> **Material**:
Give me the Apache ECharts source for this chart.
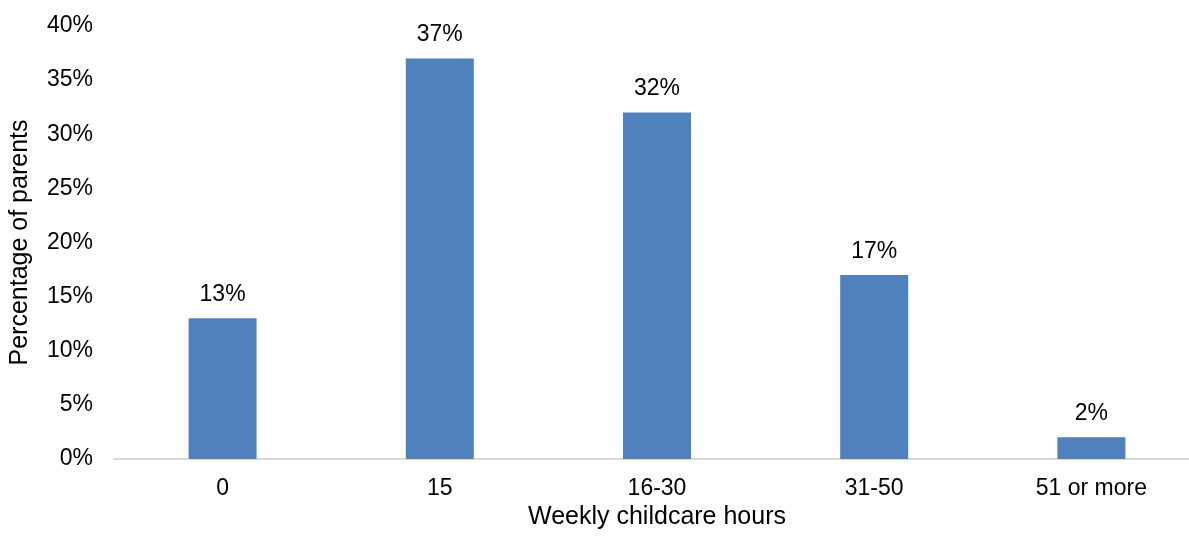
<!DOCTYPE html>
<html>
<head>
<meta charset="utf-8">
<script src="https://cdn.jsdelivr.net/npm/echarts@6/dist/echarts.min.js"></script>
<style>
  html, body { margin: 0; padding: 0; background: #fff; }
  #chart { width: 1189px; height: 537px; }
</style>
</head>
<body>
<div id="chart"></div>
<script>
// Weekly childcare hours used by parents
const categories = ['0', '15', '16-30', '31-50', '51 or more'];
const shareOfParents = [13, 37, 32, 17, 2];
const yTicks = [0, 5, 10, 15, 20, 25, 30, 35, 40];

const font = 'Liberation Sans, Arial, sans-serif';
const chart = echarts.init(document.getElementById('chart'), null, { renderer: 'canvas' });

chart.setOption({
  animation: false,
  backgroundColor: '#ffffff',
  grid: { left: 114, right: -11, top: 26, bottom: 78, containLabel: false, outerBoundsMode: 'none' },
  xAxis: {
    type: 'category',
    data: categories,
    name: 'Weekly childcare hours',
    nameLocation: 'middle',
    nameGap: 41,
    nameTextStyle: { fontFamily: font, fontSize: 25, color: '#000' },
    axisLine: { lineStyle: { color: '#d9d9d9', width: 2 } },
    axisTick: { show: false },
    axisLabel: { margin: 18, fontFamily: font, fontSize: 23, color: '#000' }
  },
  yAxis: {
    type: 'value',
    min: yTicks[0],
    max: yTicks[yTicks.length - 1],
    interval: yTicks[1] - yTicks[0],
    name: 'Percentage of parents',
    nameLocation: 'middle',
    nameGap: 81,
    nameTextStyle: { fontFamily: font, fontSize: 25, color: '#000' },
    axisLine: { show: false },
    axisTick: { show: false },
    splitLine: { show: false },
    axisLabel: { margin: 21, fontFamily: font, fontSize: 23, color: '#000', padding: [6, 0, 0, 0], formatter: '{value}%' }
  },
  series: [{
    type: 'bar',
    data: shareOfParents,
    barWidth: 68,
    itemStyle: { color: '#4f81bd' },
    label: {
      show: true,
      position: 'top',
      distance: 12,
      fontFamily: font,
      fontSize: 23,
      color: '#000',
      formatter: '{c}%'
    }
  }]
});
</script>
</body>
</html>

> **Aim**: Transcribe the full listing above exactly, with the images removed.

> **Task solution**:
Give me the Apache ECharts source for this chart.
<!DOCTYPE html>
<html>
<head>
<meta charset="utf-8">
<script src="https://cdn.jsdelivr.net/npm/echarts@6/dist/echarts.min.js"></script>
<style>
  html, body { margin: 0; padding: 0; background: #fff; }
  #chart { width: 1189px; height: 537px; }
</style>
</head>
<body>
<div id="chart"></div>
<script>
// Weekly childcare hours used by parents
const categories = ['0', '15', '16-30', '31-50', '51 or more'];
const shareOfParents = [13, 37, 32, 17, 2];
const yTicks = [0, 5, 10, 15, 20, 25, 30, 35, 40];

const font = 'Liberation Sans, Arial, sans-serif';
const chart = echarts.init(document.getElementById('chart'), null, { renderer: 'canvas' });

chart.setOption({
  animation: false,
  backgroundColor: '#ffffff',
  grid: { left: 114, right: -11, top: 26, bottom: 78, containLabel: false, outerBoundsMode: 'none' },
  xAxis: {
    type: 'category',
    data: categories,
    name: 'Weekly childcare hours',
    nameLocation: 'middle',
    nameGap: 41,
    nameTextStyle: { fontFamily: font, fontSize: 25, color: '#000' },
    axisLine: { lineStyle: { color: '#d9d9d9', width: 2 } },
    axisTick: { show: false },
    axisLabel: { margin: 18, fontFamily: font, fontSize: 23, color: '#000' }
  },
  yAxis: {
    type: 'value',
    min: yTicks[0],
    max: yTicks[yTicks.length - 1],
    interval: yTicks[1] - yTicks[0],
    name: 'Percentage of parents',
    nameLocation: 'middle',
    nameGap: 81,
    nameTextStyle: { fontFamily: font, fontSize: 25, color: '#000' },
    axisLine: { show: false },
    axisTick: { show: false },
    splitLine: { show: false },
    axisLabel: { margin: 21, fontFamily: font, fontSize: 23, color: '#000', padding: [6, 0, 0, 0], formatter: '{value}%' }
  },
  series: [{
    type: 'bar',
    data: shareOfParents,
    barWidth: 68,
    itemStyle: { color: '#4f81bd' },
    label: {
      show: true,
      position: 'top',
      distance: 12,
      fontFamily: font,
      fontSize: 23,
      color: '#000',
      formatter: '{c}%'
    }
  }]
});
</script>
</body>
</html>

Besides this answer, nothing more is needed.